“The Secrets We Keep’ – Review
Noomi Rapace, Joel Kinnaman and Chris Messina play a taut game of cat and mouse in director Yuval Adler’s The Secrets We Keep, a post-WWII thriller that dredges up a dark and dreadful past and delivers a tale of white knuckle tension to the big screen.
In a small U.S. town post-WWII, far from the horrors of the Nazi labour camp where Maja (Noomi Rapace) was held with other Romani prisoners, she and her American husband Lewis (Chris Messina) have built a peaceful life. When a chance encounter leads her to the man (Joel Kinnaman) she thinks brutalized her and her family during the Holocaust, she spirals back to a night she has tried to forget for the past 15 years. Fearful that her tragic past has come back to haunt her, she kidnaps him, seeking vengeance for the heinous war crimes she believes he committed against her. But can she be sure?
Director Yuval Adler places audiences on a tightrope of suspense in his dark and foreboding tale of justice and the truth in The Secrets We Keep. Set in the years following the end of WWII, The Secrets We Keep focuses in on sudden events of previously buried trauma, and Adler uses this intense kidnap narrative to explore ideas of memory, secrets, identity and truth, and it’s 97 minutes of pure suspense.
The Secrets We Keep is all the more intense through the lingering doubt of its characters and the multiple viewpoints established between the three of them. Each of them have their own biases and differing opinions. Then the narrative mixes into this long-held secrets, burning lies and some awful truth, and Adler keeps his audience bound in a suspenseful vice-like grip that dosen’t let up for a moment. This movie starts quick and fast and things soon get dire because of Maja’s actions and her kidnapping of the man she suspects to have abused her during the war. But did he actually do it, or has the nightmares of her mind finally caused her to snap. It’s this uncertain narrative that keeps you guessing the whole way through and leads into an ending that is completely shocking and unexpected.

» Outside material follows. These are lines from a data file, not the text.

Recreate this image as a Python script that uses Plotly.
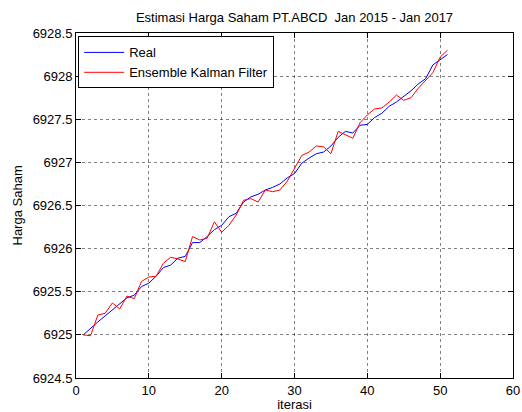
import plotly.graph_objects as go

iterasi = list(range(1, 52))
real = [6925.00, 6925.08, 6925.15, 6925.22, 6925.29, 6925.36, 6925.43, 6925.46, 6925.56, 6925.60,
        6925.68, 6925.78, 6925.81, 6925.89, 6925.91, 6926.07, 6926.07, 6926.14, 6926.22, 6926.27,
        6926.37, 6926.41, 6926.54, 6926.60, 6926.63, 6926.68, 6926.71, 6926.75, 6926.82, 6926.87,
        6926.99, 6927.05, 6927.10, 6927.12, 6927.19, 6927.29, 6927.36, 6927.34, 6927.43, 6927.44,
        6927.52, 6927.57, 6927.65, 6927.70, 6927.76, 6927.83, 6927.91, 6927.97, 6928.13, 6928.19,
        6928.25]
enkf = [6925.00, 6924.99, 6925.23, 6925.25, 6925.37, 6925.30, 6925.45, 6925.42, 6925.62, 6925.67,
        6925.68, 6925.83, 6925.90, 6925.88, 6925.85, 6926.14, 6926.10, 6926.12, 6926.31, 6926.19,
        6926.27, 6926.39, 6926.56, 6926.58, 6926.54, 6926.68, 6926.66, 6926.68, 6926.78, 6926.93,
        6927.08, 6927.12, 6927.19, 6927.18, 6927.10, 6927.36, 6927.32, 6927.28, 6927.46, 6927.55,
        6927.62, 6927.63, 6927.70, 6927.78, 6927.72, 6927.75, 6927.86, 6927.95, 6928.04, 6928.22,
        6928.30]

x_ticks = [0, 10, 20, 30, 40, 50, 60]
y_ticks = [6924.5, 6925, 6925.5, 6926, 6926.5, 6927, 6927.5, 6928, 6928.5]
y_ticktext = ["6924.5", "6925", "6925.5", "6926", "6926.5", "6927", "6927.5", "6928", "6928.5"]

FONT = "Liberation Sans, Arial, sans-serif"

fig = go.Figure()
fig.add_trace(go.Scatter(x=iterasi, y=real, mode="lines", name="Real",
                         line=dict(color="rgb(0,0,255)", width=1)))
fig.add_trace(go.Scatter(x=iterasi, y=enkf, mode="lines", name="Ensemble Kalman Filter",
                         line=dict(color="rgb(255,0,0)", width=1)))

axis_common = dict(
    showline=True, linecolor="black", linewidth=1, mirror="allticks",
    ticks="inside", ticklen=5, tickcolor="black",
    showgrid=True, gridcolor="rgba(0,0,0,0.5)", griddash="dot", gridwidth=1,
    zeroline=False, tickfont=dict(family=FONT, size=13, color="black"),
    automargin=False, ticklabeloverflow="allow",
)

fig.update_xaxes(range=[0, 60], tickvals=x_ticks,
                 title=dict(text="iterasi", font=dict(family=FONT, size=13, color="black")),
                 **axis_common)
fig.update_yaxes(range=[6924.5, 6928.5], tickvals=y_ticks, ticktext=y_ticktext,
                 **axis_common)

fig.add_annotation(text="Harga Saham", textangle=-90, xref="paper", yref="paper",
                   x=(17 - 76) / 437, y=0.5, xanchor="center", yanchor="middle",
                   showarrow=False, font=dict(family=FONT, size=13, color="black"))

fig.update_layout(
    width=522, height=412,
    margin=dict(l=76, r=9, t=33, b=34),
    paper_bgcolor="white", plot_bgcolor="white",
    title=dict(text="Estimasi Harga Saham PT.ABCD  Jan 2015 - Jan 2017",
               font=dict(family=FONT, size=13, color="black"),
               x=294.5 / 522, xanchor="center", y=1 - 17 / 412, yanchor="middle"),
    legend=dict(x=0.005, y=0.99, xanchor="left", yanchor="top",
                bgcolor="white", bordercolor="black", borderwidth=1, itemwidth=40,
                font=dict(family=FONT, size=13, color="black")),
    showlegend=True,
)

fig.write_html("out.html", config={"displayModeBar": False},
               post_script="document.body.style.margin='0';")
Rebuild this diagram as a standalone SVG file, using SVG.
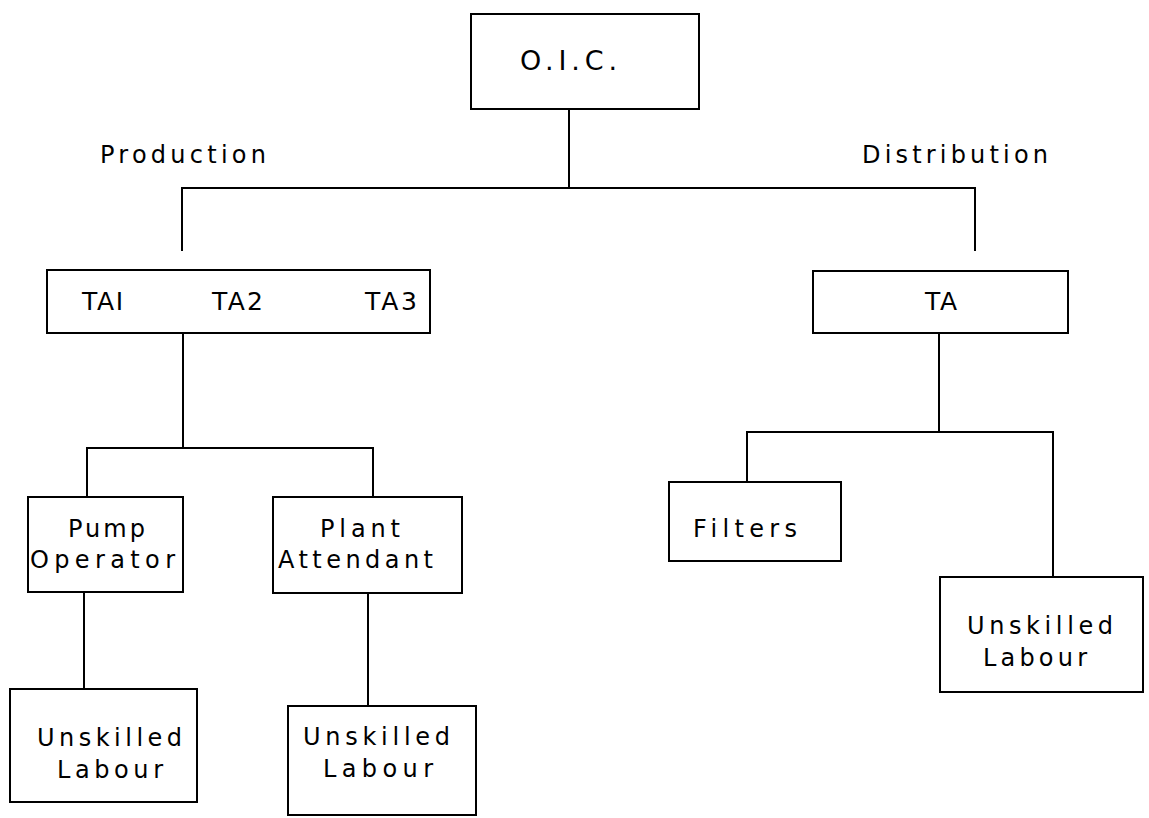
<svg xmlns="http://www.w3.org/2000/svg" width="1149" height="818" viewBox="0 0 1149 818">
<style>
.box{fill:none;stroke:#000;stroke-width:2}
.ln{fill:none;stroke:#000;stroke-width:2;stroke-linecap:square}
text{font-family:"DejaVu Sans","Liberation Sans",sans-serif;font-size:24px;fill:#000}
.big{font-size:27px}
.mid{font-size:25px}
</style>
<rect width="1149" height="818" fill="#fff"/>
<g id="connectors">
<path class="ln" d="M569,109 V188"/>
<path class="ln" d="M182,250 V188 H975 V250"/>
<path class="ln" d="M183,333 V448"/>
<path class="ln" d="M87,497 V448 H373 V497"/>
<path class="ln" d="M939,333 V432"/>
<path class="ln" d="M747,482 V432 H1053 V577"/>
<path class="ln" d="M84,592 V689"/>
<path class="ln" d="M368,593 V706"/>
</g>
<g id="label-production"><text x="100" y="163" textLength="166" lengthAdjust="spacing">Production</text></g>
<g id="label-distribution"><text x="862" y="163" textLength="186" lengthAdjust="spacing">Distribution</text></g>
<g id="oic">
<rect class="box" x="471" y="14" width="228" height="95"/>
<text class="big" x="520" y="70" textLength="97" lengthAdjust="spacing">O.I.C.</text>
</g>
<g id="ta-production">
<rect class="box" x="47" y="270" width="383" height="63"/>
<text class="mid" x="82" y="310" textLength="41" lengthAdjust="spacing">TAI</text>
<text class="mid" x="212" y="310" textLength="51" lengthAdjust="spacing">TA2</text>
<text class="mid" x="365" y="310" textLength="52" lengthAdjust="spacing">TA3</text>
</g>
<g id="ta-distribution">
<rect class="box" x="813" y="271" width="255" height="62"/>
<text class="mid" x="925" y="310" textLength="32" lengthAdjust="spacing">TA</text>
</g>
<g id="pump-operator">
<rect class="box" x="28" y="497" width="155" height="95"/>
<text x="68" y="537" textLength="77" lengthAdjust="spacing">Pump</text>
<text x="30" y="568" textLength="145" lengthAdjust="spacing">Operator</text>
</g>
<g id="plant-attendant">
<rect class="box" x="273" y="497" width="189" height="96"/>
<text x="320" y="537" textLength="80" lengthAdjust="spacing">Plant</text>
<text x="278" y="568" textLength="155" lengthAdjust="spacing">Attendant</text>
</g>
<g id="unskilled-1">
<rect class="box" x="10" y="689" width="187" height="113"/>
<text x="37" y="746" textLength="145" lengthAdjust="spacing">Unskilled</text>
<text x="57" y="778" textLength="106" lengthAdjust="spacing">Labour</text>
</g>
<g id="unskilled-2">
<rect class="box" x="288" y="706" width="188" height="109"/>
<text x="303" y="745" textLength="147" lengthAdjust="spacing">Unskilled</text>
<text x="323" y="777" textLength="110" lengthAdjust="spacing">Labour</text>
</g>
<g id="filters">
<rect class="box" x="669" y="482" width="172" height="79"/>
<text x="693" y="537" textLength="104" lengthAdjust="spacing">Filters</text>
</g>
<g id="unskilled-3">
<rect class="box" x="940" y="577" width="203" height="115"/>
<text x="967" y="634" textLength="146" lengthAdjust="spacing">Unskilled</text>
<text x="983" y="666" textLength="104" lengthAdjust="spacing">Labour</text>
</g>
</svg>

Noomi Rapace is the central focus of The Secrets We Keep as the film’s main protagonist Maja. As a Roma Gypsy who suffered greatly through WWII she has now built a new life for herself and her family in post-war America…until the dark moments of her past awaken once again. Rapace is consistently one of the most interesting working actresses in Hollywood and here she spins audiences for a loop with her performance. Going from cheerful housewife to wide-eyed kidnapper, Rapace’s unhinged intensity makes you both certain and doubtful of Maja’s quest for justice all at the same time. Rapace keeps her audience guessing the whole way through and her handling of such dark subject matter is a tribute to her level of talent as a performer.
Forming the object of Maja’s fury is Joel Kinnaman’s Thomas Steinman, a Swiss immigrant who has settled in the same town as Maja, but who in her eyes is actually an SS officer who abused her and her sister during the war. But who exactly is he? Like Rapace, Kinnaman excels as her bound subject, and from the outset, you can never tell whether he’s innocent or guilty. Whether he’s telling the truth or simply doing everything he can to survive Maja’s onslaught of rage. Kinnaman is given very tight confines to work with in The Secrets We Keep and like Rapace he keeps audiences on their toes the entire time.
Stuck in the middle of his wife’s quest for revenge is Chris Messina as Lewis, a former Army doctor who she met after the war and whom she has managed to build a life with in America. A naturally good and just man, he soon finds himself caught up in this impossible situation and an accessory to her crime which heightens the tension even further. Messina’s Lewis is the devil’s advocate of the film. And he’s stuck between a rock and a hard place with his wife’s rapidly deteriorating mental state and the fact that that there’s a kidnapped man, who may, or may not, be a Nazi in his basement. Messina plays up the panic of the situation perfectly and leans into and pulls away from his wife heightening the stress of the picture further.
The Secrets We Keep is a thriller in the classic sense as it builds quickly and doesn’t let up to the very end. Yudal doesn’t waste any time here and his insistence on a quick and to the point cinematic experience keeps you primed as an audience member. One of the ways that he builds up the anxiety and pressure of the picture is through his use of a very tight and confined style of cinematography that amplifies the claustrophobia of the film and helps to draw out Maja’s already unstable mental condition even further.
The Secrets We Keep is a film for those who like their thrillers to keep them slightly on edge. Its exploration of trauma and the dark corners of the mind marks it out as something different and it doesn’t let up for a moment.